I replied, “I was doing stand – up comedy at one of the bars.” After that, every question was about stand – up—who I’d worked with, what it was like.

Finally Jesse, with the yellow eyes, asked, “Did you ever do it loaded?”

I said, “Oh yeah, but I prefer to do it sober, ‘cause your timing’s better.”

The next week I was walking around the grounds with a counsellor, Terrible Ted. He asked how I was doing. I said, “I’m still in denial.”

He said, “I can help you with that. You’re in rehab!”

I said, “Everyone keeps talking to me about stand – up and I don’t want to talk about it because I don’t think I can do it anymore, and I keep praying for what I should do and I don’t know what to do and it’s making me really sad.”

Ted said, “Well you did say you prefer to do it sober.”

“Ya, well … But I mean …”

I did say that. I mean, Ted was taking it out of context, but nothing is ever really out of context…
A couple weeks later I was up late, sitting in the smoke tent. The other guys had accepted that I was a washed up comedian and had moved on. The monitor working the graveyard shift recognized my voice. He said, “Holy cow, is that Richard Lett? They told me there was a comedian here, but they didn’t tell me there was a real comedian here.” He was a magician and heroin addict (they often are) and apparently we’d worked together. He said, “Every now and then I like to do a show for the boys. Why don’t I bring in my kit this Saturday and you can do 15 minutes before me to warm them up?” I begrudgingly agreed and cobbled together the material I could remember.

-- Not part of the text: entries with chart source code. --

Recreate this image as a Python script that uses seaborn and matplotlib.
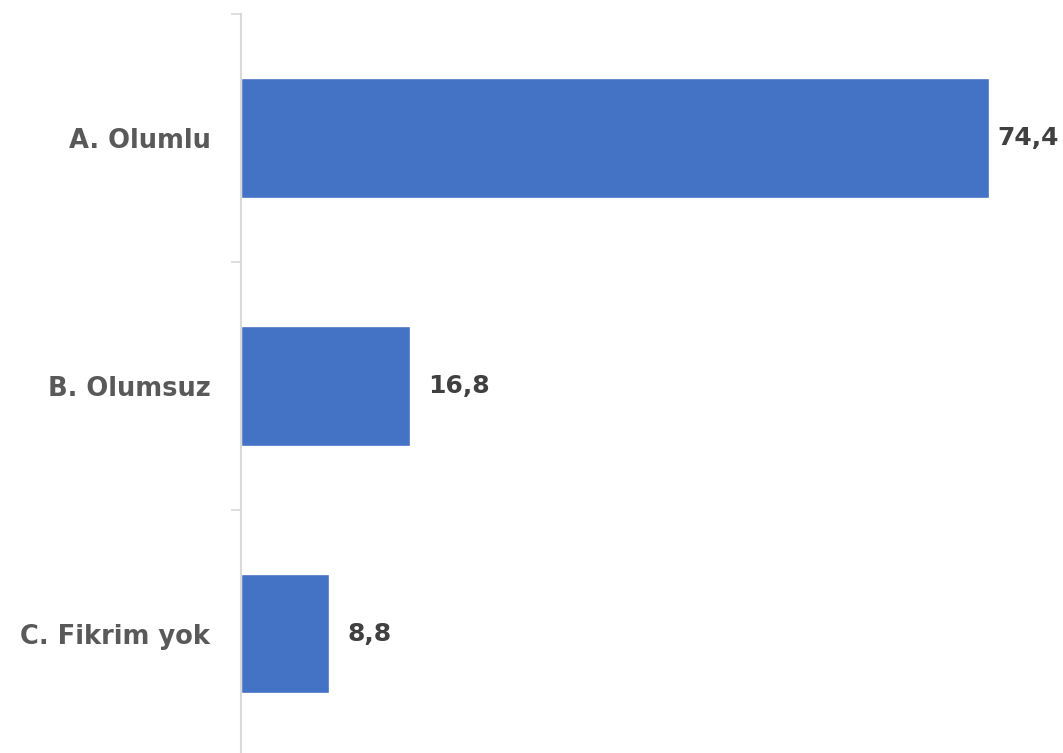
import seaborn as sns
import pandas as pd
import numpy as np
import matplotlib.pyplot as plt

categories = ["A. Olumlu", "B. Olumsuz", "C. Fikrim yok"]
values = [74.4, 16.8, 8.8]

sns.set_style("white")
plt.rcParams['font.family'] = ['DejaVu Sans']

df = pd.DataFrame({"kategori": categories, "oran": values})

fig = plt.figure(figsize=(10.63, 7.53), dpi=100)
ax = fig.add_axes([0.2267, -0.0066, 0.7733, 0.988])
sns.barplot(data=df, x="oran", y="kategori", color="#4472C4", width=0.48,
            saturation=1, ax=ax)

ax.set_xlim(0, 81.8)
ax.set_ylim(2.5, -0.5)
ax.set_xlabel("")
ax.set_ylabel("")
ax.set_xticks([])
ax.set_yticks([-0.5, 0.5, 1.5, 2.5], minor=False)
ax.set_yticks([0, 1, 2], minor=True)
ax.set_yticklabels([])
ax.set_yticklabels(categories, minor=True)
ax.tick_params(axis="y", which="major", length=7.5, width=1.2, color="#d9d9d9", left=True)
ax.tick_params(axis="y", which="minor", length=0, pad=22, labelsize=18.5,
               labelcolor="#595959")
for lab in ax.get_yticklabels(minor=True):
    lab.set_fontweight("bold")

for s in ["top", "right", "bottom"]:
    ax.spines[s].set_visible(False)
ax.spines["left"].set_color("#d9d9d9")
ax.spines["left"].set_linewidth(1.5)

txt = [f"{v:.1f}".replace(".", ",") for v in values]
bars = ax.containers[0]
ax.bar_label(bars, labels=[txt[0], "", ""], padding=6,
             fontsize=18, fontweight="bold", color="#404040")
ax.bar_label(bars, labels=["", txt[1], txt[2]], padding=13,
             fontsize=18, fontweight="bold", color="#404040")

fig.savefig("out.png", dpi=100)
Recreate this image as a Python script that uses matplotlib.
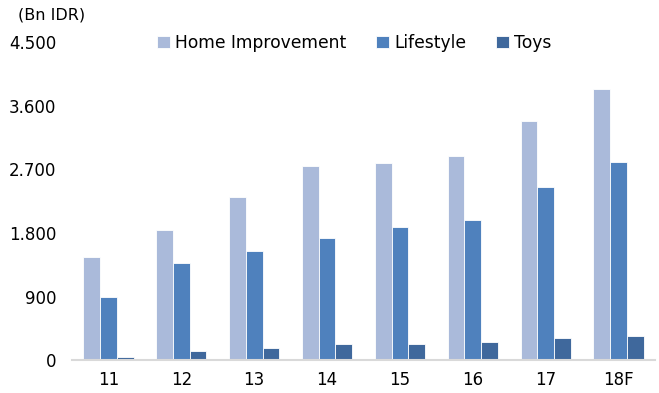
import matplotlib
matplotlib.use("Agg")
import numpy as np
from matplotlib import pyplot as plt
from matplotlib.ticker import FuncFormatter

years = ['11', '12', '13', '14', '15', '16', '17', '18F']
home_improvement = [1464, 1842, 2314, 2754, 2792, 2891, 3383, 3836]
lifestyle = [897, 1370, 1549, 1724, 1885, 1980, 2456, 2811]
toys = [47, 128, 170, 227, 227, 251, 307, 345]
y_ticks = [0, 900, 1800, 2700, 3600, 4500]

plt.rcParams['font.family'] = ['DejaVu Sans']

fig = plt.figure(figsize=(6.59, 3.93), dpi=100)
ax = fig.add_axes([72 / 659, 1 - 360 / 393, 583 / 659, 317.5 / 393])

x = np.arange(len(years))
w = 0.23
ax.bar(x - w, home_improvement, w, color='#AABADA', edgecolor='white', linewidth=0.6, label='Home Improvement')
ax.bar(x, lifestyle, w, color='#4F81BD', edgecolor='white', linewidth=0.6, label='Lifestyle')
ax.bar(x + w, toys, w, color='#3F689C', edgecolor='white', linewidth=0.6, label='Toys')

ax.set_xlim(-0.5, len(years) - 0.5)
ax.set_ylim(0, 4500)
ax.set_yticks(y_ticks)
ax.yaxis.set_major_formatter(FuncFormatter(lambda v, p: f'{int(v):,}'.replace(',', '.')))
ax.set_xticks(x)
ax.set_xticklabels(years)
ax.tick_params(axis='both', length=0, labelsize=12, colors='black')
ax.tick_params(axis='y', pad=11.5)
ax.tick_params(axis='x', pad=8)

for side in ['top', 'right', 'left']:
    ax.spines[side].set_visible(False)
ax.spines['bottom'].set_color('#D9D9D9')
ax.spines['bottom'].set_linewidth(1.5)

fig.text(18 / 659, 1 - 15 / 393, '(Bn IDR)', fontsize=11.5, va='center', ha='left')

fig.legend(loc='center left', bbox_to_anchor=(142 / 659, 1 - 43 / 393), ncol=3, frameon=False,
           fontsize=12.3, handlelength=0.75, handleheight=0.75, handletextpad=0.3, columnspacing=1.75)

fig.savefig('out.png', dpi=100)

On that Saturday night, I didn’t get high and have a couple shots; I did something different. I did something I heard a guy say he did before he spoke at meetings—I prayed. I prayed that my words be of service to the people who hear them. Standing in the basement TV lounge, under white fluorescent lights, in front of 40 guys sitting on donated couches, I did stand up again. I think the guys were as nervous as I was. At first some giggles, then chuckles, then laughs, then roars. Not born of pain and rage, but joy and freedom. Just for a few minutes, we were lifted up out of that place. And I realized that this wasn’t about me, it was about them. After that, these guys would have nothing of the washed up comedian. Dwayne said, “You’re gonna get back, and you’re gonna be funnier than ever, and you’re gonna owe us a lot of money.”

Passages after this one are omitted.